When attempting a close reading of a poem, as a caution to keeping in mind the integrity of the poem throughout the process, I think about the parable of the blind men and the elephant. http://en.wikipedia.org/wiki/Blind_men_and_an_elephant Each one touches just a part of the animal and each one thinks they've come in contact with a completely different thing.

Because there are multiple elements of a poem, there are many things to closely study. To my mind these are the parts of a poem: Form,  structure, texture and energy are the interior aspects of the poem. The exterior also includes energy, along with function, substance and spirit. Each element is interwoven, dependent upon each other to create the experience of the poem itself.
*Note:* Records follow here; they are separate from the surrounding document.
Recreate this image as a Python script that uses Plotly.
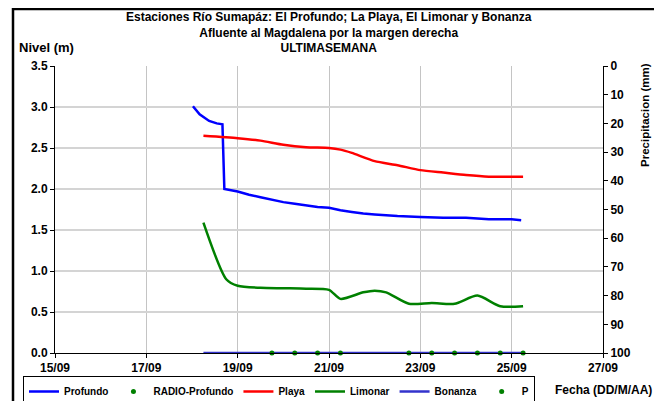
import plotly.graph_objects as go

# Profundo (nivel, m)
profundo_t = [
    "2011-09-18 00:30", "2011-09-18 04:00", "2011-09-18 09:00", "2011-09-18 13:00",
    "2011-09-18 16:00", "2011-09-18 17:00", "2011-09-19 00:00", "2011-09-19 06:00",
    "2011-09-19 12:00", "2011-09-19 18:00", "2011-09-20 00:00", "2011-09-20 06:00",
    "2011-09-20 12:00", "2011-09-20 18:00", "2011-09-21 00:00", "2011-09-21 06:00",
    "2011-09-21 12:00", "2011-09-21 18:00", "2011-09-22 00:00", "2011-09-22 12:00",
    "2011-09-23 00:00", "2011-09-23 12:00", "2011-09-24 00:00", "2011-09-24 06:00",
    "2011-09-24 12:00", "2011-09-25 00:00", "2011-09-25 05:00",
]
profundo_v = [
    3.01, 2.91, 2.83, 2.80, 2.79, 2.00, 1.97, 1.93, 1.90, 1.87, 1.84, 1.82,
    1.80, 1.78, 1.77, 1.74, 1.72, 1.70, 1.69, 1.67, 1.66, 1.65, 1.65, 1.64,
    1.63, 1.63, 1.62,
]

# Playa
playa_t = [
    "2011-09-18 06:00", "2011-09-19 00:00", "2011-09-19 12:00", "2011-09-20 00:00",
    "2011-09-20 12:00", "2011-09-21 00:00", "2011-09-21 06:00", "2011-09-21 12:00",
    "2011-09-22 00:00", "2011-09-22 12:00", "2011-09-23 00:00", "2011-09-23 12:00",
    "2011-09-24 00:00", "2011-09-24 12:00", "2011-09-25 06:00",
]
playa_v = [2.65, 2.62, 2.59, 2.54, 2.51, 2.50, 2.48, 2.44, 2.34, 2.29, 2.23, 2.20,
           2.17, 2.15, 2.15]

# Limonar
limonar_t = [
    "2011-09-18 06:00", "2011-09-18 18:00", "2011-09-19 00:00", "2011-09-19 12:00",
    "2011-09-20 00:00", "2011-09-20 12:00", "2011-09-21 00:00", "2011-09-21 06:00",
    "2011-09-21 18:00", "2011-09-22 00:00", "2011-09-22 06:00", "2011-09-22 18:00",
    "2011-09-23 06:00", "2011-09-23 18:00", "2011-09-24 06:00", "2011-09-24 18:00",
    "2011-09-25 06:00",
]
limonar_v = [1.59, 0.90, 0.82, 0.795, 0.79, 0.785, 0.77, 0.66, 0.74, 0.76, 0.74,
             0.60, 0.61, 0.60, 0.70, 0.57, 0.57]

# Bonanza
bonanza_t = ["2011-09-18 06:00", "2011-09-25 06:00"]
bonanza_v = [0.0, 0.0]

# RADIO-Profundo (puntos)
radio_t = [
    "2011-09-19 18:00", "2011-09-20 06:00", "2011-09-20 18:00", "2011-09-21 06:00",
    "2011-09-22 18:00", "2011-09-23 06:00", "2011-09-23 18:00", "2011-09-24 06:00",
    "2011-09-24 18:00", "2011-09-25 06:00",
]
radio_v = [0.0] * len(radio_t)

# P (precipitacion): sin registros en la semana
p_t = list(radio_t)
p_v = [None] * len(p_t)

x_ticks = ["2011-09-15", "2011-09-17", "2011-09-19", "2011-09-21",
           "2011-09-23", "2011-09-25", "2011-09-27"]

title_text = ("Estaciones Río Sumapáz: El Profundo; La Playa, El Limonar y Bonanza"
              "<br>Afluente al Magdalena por la margen derecha<br>ULTIMASEMANA")

FONT = "Liberation Sans"
OFF = 8  # margen del body en la pagina
W, H = 662 - OFF, 409 - 2 * OFF
L, R, T = 55 - OFF, 59, 66 - OFF
B = H - (353 - OFF)
PW, PH = W - L - R, H - T - B


def sx(x):
    # x de pantalla -> coordenada paper
    return (x - OFF - L) / PW


def sy(y):
    # y de pantalla -> coordenada paper
    return (H - B - (y - OFF)) / PH


fig = go.Figure()
fig.add_trace(go.Scatter(x=profundo_t, y=profundo_v, name="Profundo", mode="lines",
                         legendrank=1, line=dict(color="#0000FF", width=2.5)))
fig.add_trace(go.Scatter(x=playa_t, y=playa_v, name="Playa", mode="lines",
                         legendrank=3,
                         line=dict(color="#FF0000", width=2.5, shape="spline", smoothing=0.6)))
fig.add_trace(go.Scatter(x=limonar_t, y=limonar_v, name="Limonar", mode="lines",
                         legendrank=4,
                         line=dict(color="#008000", width=2.5, shape="spline", smoothing=0.7)))
fig.add_trace(go.Scatter(x=bonanza_t, y=bonanza_v, name="Bonanza", mode="lines",
                         legendrank=5, line=dict(color="#3333CC", width=2.5)))
fig.add_trace(go.Scatter(x=radio_t, y=radio_v, name="RADIO-Profundo", mode="markers",
                         legendrank=2, cliponaxis=False,
                         marker=dict(color="#008000", size=5)))
fig.add_trace(go.Scatter(x=p_t, y=p_v, name="P", mode="markers", yaxis="y2",
                         legendrank=6, marker=dict(color="#008000", size=5)))

tick_font = dict(family=FONT, size=12, color="black", weight="bold")

fig.update_layout(
    width=W, height=H,
    margin=dict(l=L, r=R, t=T, b=B, autoexpand=False),
    paper_bgcolor="white", plot_bgcolor="white",
    font=dict(family=FONT, size=12, color="black"),
    xaxis=dict(
        type="date", range=["2011-09-15", "2011-09-27"],
        tickvals=x_ticks, tickformat="%d/%m", tickfont=tick_font,
        showgrid=True, gridcolor="#C4C4C4", gridwidth=1,
        showline=True, linecolor="black", linewidth=1,
        ticks="outside", ticklen=4, tickcolor="black",
        zeroline=False,
    ),
    yaxis=dict(
        range=[0, 3.5], dtick=0.5, tickformat=".1f", tickfont=tick_font,
        showgrid=True, gridcolor="#D4D4D4", gridwidth=1.5,
        showline=True, linecolor="black", linewidth=1,
        ticks="outside", ticklen=4, tickcolor="black",
        zeroline=False,
    ),
    yaxis2=dict(
        overlaying="y", side="right", range=[100, 0], dtick=10, tickfont=tick_font,
        showgrid=False, showline=True, linecolor="black", linewidth=1,
        ticks="outside", ticklen=4, tickcolor="black", zeroline=False,
    ),
    showlegend=True,
    legend=dict(
        orientation="h", x=sx(23), y=sy(376), xanchor="left", yanchor="top",
        bordercolor="black", borderwidth=1, bgcolor="white",
        font=dict(family=FONT, size=10, color="black", weight="bold"),
        itemwidth=30, tracegroupgap=0, traceorder="normal",
    ),
)

fig.add_annotation(text=f"<b>{title_text}</b>", xref="paper", yref="paper",
                   x=sx(329), y=sy(32), xanchor="center", yanchor="middle",
                   showarrow=False, font=dict(family=FONT, size=12))
fig.add_annotation(text="<b>Nivel (m)</b>", xref="paper", yref="paper",
                   x=sx(17), y=sy(47), xanchor="left", yanchor="middle",
                   showarrow=False, font=dict(family=FONT, size=13))
fig.add_annotation(text="<b>Precipitacion (mm)</b>", xref="paper", yref="paper",
                   x=sx(645), y=sy(115), xanchor="center", yanchor="middle",
                   textangle=-90, showarrow=False, font=dict(family=FONT, size=11.5))
fig.add_annotation(text="<b>Fecha (DD/M/AA)</b>", xref="paper", yref="paper",
                   x=sx(654), y=sy(390), xanchor="right", yanchor="middle",
                   showarrow=False, font=dict(family=FONT, size=12))

# marco exterior
fig.add_shape(type="rect", xref="paper", yref="paper",
              x0=sx(13), x1=sx(720), y0=sy(460), y1=sy(9),
              line=dict(color="black", width=2.5), fillcolor="rgba(0,0,0,0)")

fig.write_html("out.html")
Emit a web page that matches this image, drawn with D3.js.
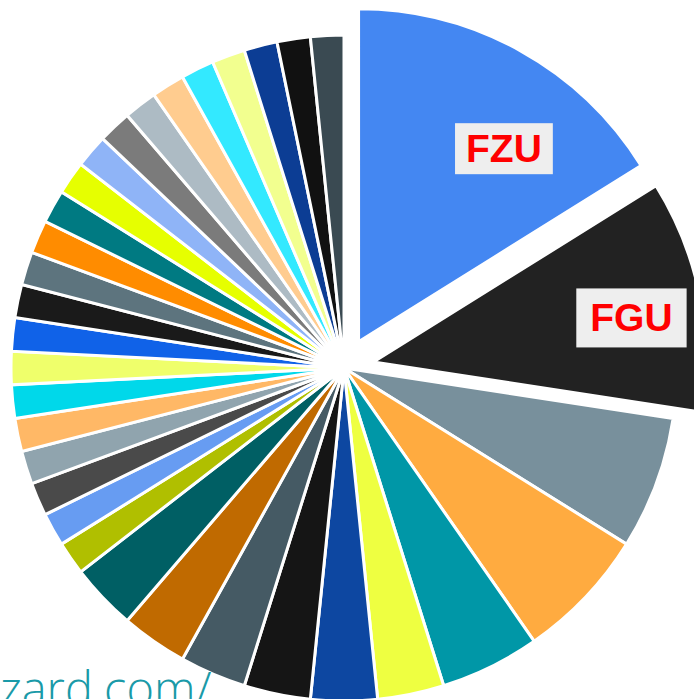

By interior, I mean it is something that the poet must do in order for it to be a part of the poem. By exterior, I mean the poem has to be read in order for that element to come to life.

Substance I define as "what is in a poem". Function is "how a poem works as art". Spirit is "why the poem exists" or "the consciousness" in or of the poem.

Texture can be defined as the materials of the poem. Structure is the organization of the materials, the taxonomy (my term) of the materials, or, another way is to say the architecture. Form is the arrangement of the materials --not in the traditional sense of the term "poetic form" -- but to create harmony, pattern, symmetry, recurrence and unity. To put it another way, in the words of Robert Duncan, "It has never seemed...that the true form of a poem was a convention or an ideal of form, but, as in life, a form having its convention in the language of our human experience, as our bodies have their information in the life-code of the species, and our spirit in the creative will."

Energy is the most difficult thing to break down and analyze in a poem, but it is the thing that makes it successful. A poem could have adequate substance or form or texture but without energy, it is unfulfilling. Voice is an element of energy, as is freshness, surprise, authenticity and confidence (confidence of the poem, not the person writing it; confidence that it is the way it is supposed to be, to put it Zen-ly).

The close readings done on the Emily Dickinson poems have, so far, focused mostly on the aspects of texture and function, as in: this is the word chosen, what could it mean? what does it do? Structure and form, substance and spirit, and energy of the poem aren't really addressed. Often those things are described as metapoetic. But I don't consider them above the essence of a poem, I consider essential  ingredients in what makes a poem as poem (as opposed to a play or a story).